▶ _The problem_:
Starting at the first line of the data, print each line verbatim up to and including the line bearing "pw, ph = W - L - R, H - T - B", omitting pictures.

▶ _Dataset excerpt_:
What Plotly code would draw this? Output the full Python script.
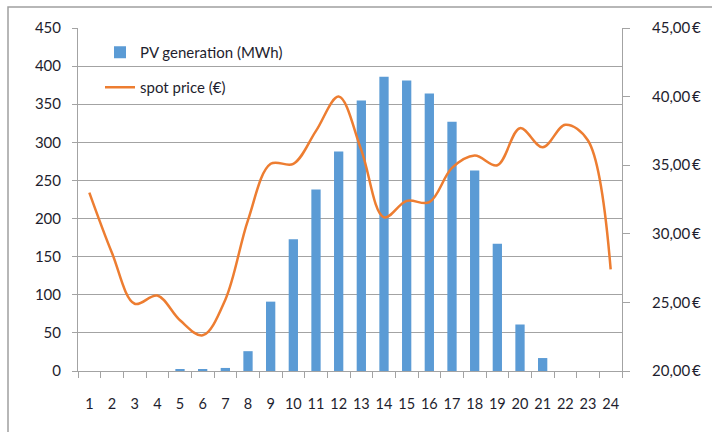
import plotly.graph_objects as go

hours = [str(h) for h in range(1, 25)]
pv_generation = [0, 0, 0, 0, 2, 2, 4, 26, 91, 173, 238, 288, 355, 386, 381, 364, 327, 263, 167, 61, 17, 0, 0, 0]
spot_price = [33.0, 28.6, 24.9, 25.5, 23.7, 22.6, 25.2, 31.0, 35.1, 35.1, 37.5, 40.0,
              36.1, 31.2, 32.4, 32.3, 34.8, 35.7, 35.0, 37.7, 36.3, 37.95, 36.8, 27.4]

FONT = "Lato"
TXT = "#1e1e2e"
GRID = "#a3a3a3"

W, H = 712, 432
L, R, T, B = 78, 90, 28, 61
pw, ph = W - L - R, H - T - B

fig = go.Figure()
fig.add_trace(go.Bar(x=hours, y=pv_generation, name="PV generation (MWh)",
                     marker=dict(color="#5B9BD5", line=dict(width=0)), legend="legend"))
fig.add_trace(go.Scatter(x=hours, y=spot_price, name="spot price (€)", yaxis="y2",
                         mode="lines", line=dict(color="#ED7D31", width=2.5, shape="spline", smoothing=1.0),
                         legend="legend2"))

fig.update_layout(
    width=W, height=H,
    margin=dict(l=L, r=R, t=T, b=B, autoexpand=False),
    paper_bgcolor="white", plot_bgcolor="white",
    font=dict(family=FONT, size=15, color=TXT),
    separators=",.",
    bargap=0.59,
    showlegend=True,
    legend=dict(x=(100 - L) / pw, y=1 - (36 - T) / ph, xanchor="left", yanchor="top",
                bgcolor="rgba(0,0,0,0)", font=dict(size=15, color=TXT, family=FONT)),
    legend2=dict(x=(100 - L) / pw, y=1 - (71 - T) / ph, xanchor="left", yanchor="top",
                 bgcolor="rgba(0,0,0,0)", font=dict(size=15, color=TXT, family=FONT)),
    xaxis=dict(type="category", showgrid=False, showline=True, linecolor=GRID, linewidth=1,
               ticks="outside", tickson="boundaries", ticklen=6, tickcolor=GRID,
               tickangle=0, automargin=False,
               ticklabelstandoff=20, tickfont=dict(size=14.5, color=TXT)),
    yaxis=dict(range=[0, 450], dtick=50, showgrid=True, gridcolor=GRID, gridwidth=1,
               showline=True, linecolor=GRID, ticks="outside", ticklen=5, tickcolor=GRID,
               automargin=False,
               ticklabelstandoff=8, zeroline=False, tickfont=dict(size=15, color=TXT)),
    yaxis2=dict(range=[20, 45], dtick=5, overlaying="y", side="right", showgrid=False,
                showline=True, linecolor=GRID, ticks="outside", ticklen=7, tickcolor=GRID,
                automargin=False,
                tickformat=".2f", ticksuffix="\u2009€", ticklabelstandoff=19, zeroline=False,
                tickfont=dict(size=15, color=TXT)),
    shapes=[dict(type="rect", xref="paper", yref="paper",
                 x0=(8 - L) / pw, x1=(W + 20 - L) / pw,
                 y0=-(H + 20 - T - ph) / ph, y1=1 + (T - 7) / ph,
                 line=dict(color="#a0a0a0", width=1.5), fillcolor="rgba(0,0,0,0)", layer="below")],
)

fig.write_html("out.html", config={"displayModeBar": False},
               post_script="document.body.style.margin='0';document.body.style.overflow='hidden';")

▶ _Right answer_:
What Plotly code would draw this? Output the full Python script.
import plotly.graph_objects as go

hours = [str(h) for h in range(1, 25)]
pv_generation = [0, 0, 0, 0, 2, 2, 4, 26, 91, 173, 238, 288, 355, 386, 381, 364, 327, 263, 167, 61, 17, 0, 0, 0]
spot_price = [33.0, 28.6, 24.9, 25.5, 23.7, 22.6, 25.2, 31.0, 35.1, 35.1, 37.5, 40.0,
              36.1, 31.2, 32.4, 32.3, 34.8, 35.7, 35.0, 37.7, 36.3, 37.95, 36.8, 27.4]

FONT = "Lato"
TXT = "#1e1e2e"
GRID = "#a3a3a3"

W, H = 712, 432
L, R, T, B = 78, 90, 28, 61
pw, ph = W - L - R, H - T - B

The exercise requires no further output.